I found it unsurprising, but sad, that they had to code up their own benchmark algorithms <rant>because this area of machine learning is not as open and sharing as it should be</rant>. They beat the benchmark substantially for speech separation tasks.
They didn’t see a lot of improvement on the straight speech enhancement task. This is surprising to me, but they explain it by saying that the frequency content of noise is sufficiently different from speech that video doesn’t add that much new information. I’m not convinced—it depends on the noise, which after all could be a babble of voices.
The speech separation is quite effective on same-gender mixtures, which is noteworthy. Such data is generally quite challenging. The “double Brady” video is particularly interesting because not only is it an M-M mixture, it’s the same male voice that is being separated from itself!
The authors seem a little disappointed in the audio quality. I’m not. The outputs are fairly intelligible (by people with normal hearing).
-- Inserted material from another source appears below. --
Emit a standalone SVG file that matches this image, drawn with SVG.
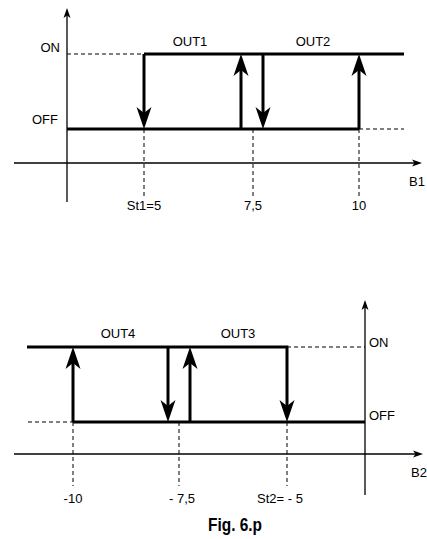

And, as shown by the video transcription demo, the artifacts don’t bother the speech recognition algorithms too much. It’s a good start.
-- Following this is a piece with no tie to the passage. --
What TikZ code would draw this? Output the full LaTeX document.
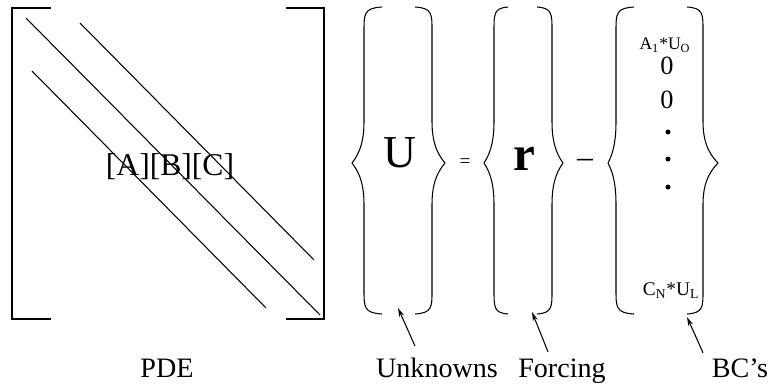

Finally, it is worth noting, as the authors emphasize, that including video in the mix suggests a natural user interface for indicating what speaker you want to attend to: point.
References
[1] Triantafyllos Afouras, Joon Son Chung, Andrew Zisserman: “The Conversation: Deep Audio-Visual Speech Enhancement”, arXiv preprint arXiv:1804.04121, 2018.
[2] Ariel Ephrat, Inbar Mosseri, Oran Lang, Tali Dekel, Kevin Wilson, Avinatan Hassidim, William T Freeman, Michael Rubinstein: “Looking to Listen at the Cocktail Party: A Speaker-Independent Audio-Visual Model for Speech Separation”, arXiv preprint arXiv:1804.03619, 2018.
[3] John R Hershey, Zhuo Chen, Jonathan Le Roux, Shinji Watanabe: “Deep clustering: Discriminative embeddings for segmentation and separation”, Acoustics, Speech and Signal Processing (ICASSP), 2016 IEEE International Conference on, pp. 31—35, 2016.
[4] Andrew Owens, Alexei A Efros: “Audio-Visual Scene Analysis with Self-Supervised Multisensory Features”, arXiv preprint arXiv:1804.03641, 2018.